The Recreational Boating & Fishing Foundation’s Making Waves program is angling for more female representation in fishing—and it’s already showing results.
For many kids, fishing opens the gate to the outdoors. It’s a way for families to bond not only with each other, but also with nature. In 2017, 49.1 million people participated in the sport, including 11.6 million kids ages 6 to 17.
Research shows that children are most likely to go fishing with their moms, yet only 19.3 percent of women and girls say they feel represented in the sport.

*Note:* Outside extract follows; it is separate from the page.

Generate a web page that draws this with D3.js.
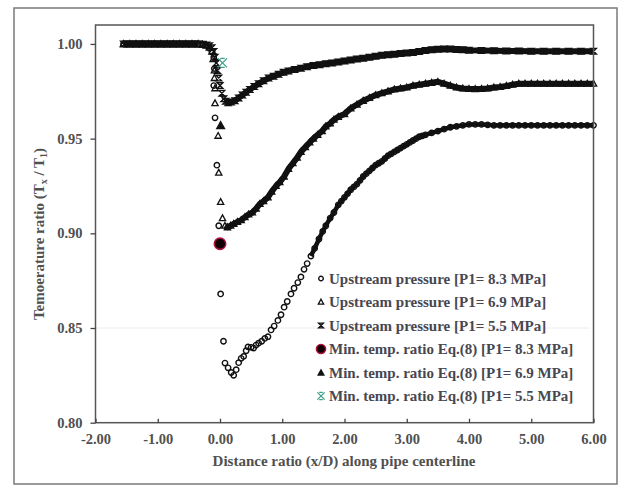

The Recreational Boating & Fishing Foundation is working to change that.
In a new initiative called Making Waves, RBFF aims to empower women on the water and increase representation of women through educational fishing workshops designed for women and girls. The program also includes stories from women fishers, as well as resources that show where to fish and how to obtain a fishing license, to inspire other women to get involved.
“Despite this perceived lack of representation in the sport of fishing, 45 percent of last year’s new fishing participants were female, and that number continues to grow,” says Stephanie Vatalaro, vice president of communications for RBFF, in a news release.
RBFF is a nonprofit organization dedicated to increasing participation in recreational angling, or fishing with a rod and a line, and boating—something it hopes will help protect and restore the country’s natural aquatic resources.
The foundation is also partnering with Fishing’s Future—a group that emphasizes recreational fishing as a valuable way to connect kids with their families and environmental stewardship—to launch women-specific fishing events around the country.
“We are proud to be an industry leader in identifying and engaging with new markets to ensure the future of fishing and boating,” Vatalaro said in the release. “With this campaign, we’re creating spaces for women out on the water. And we want this initiative to be the rallying cry for other industry organizations to join us.”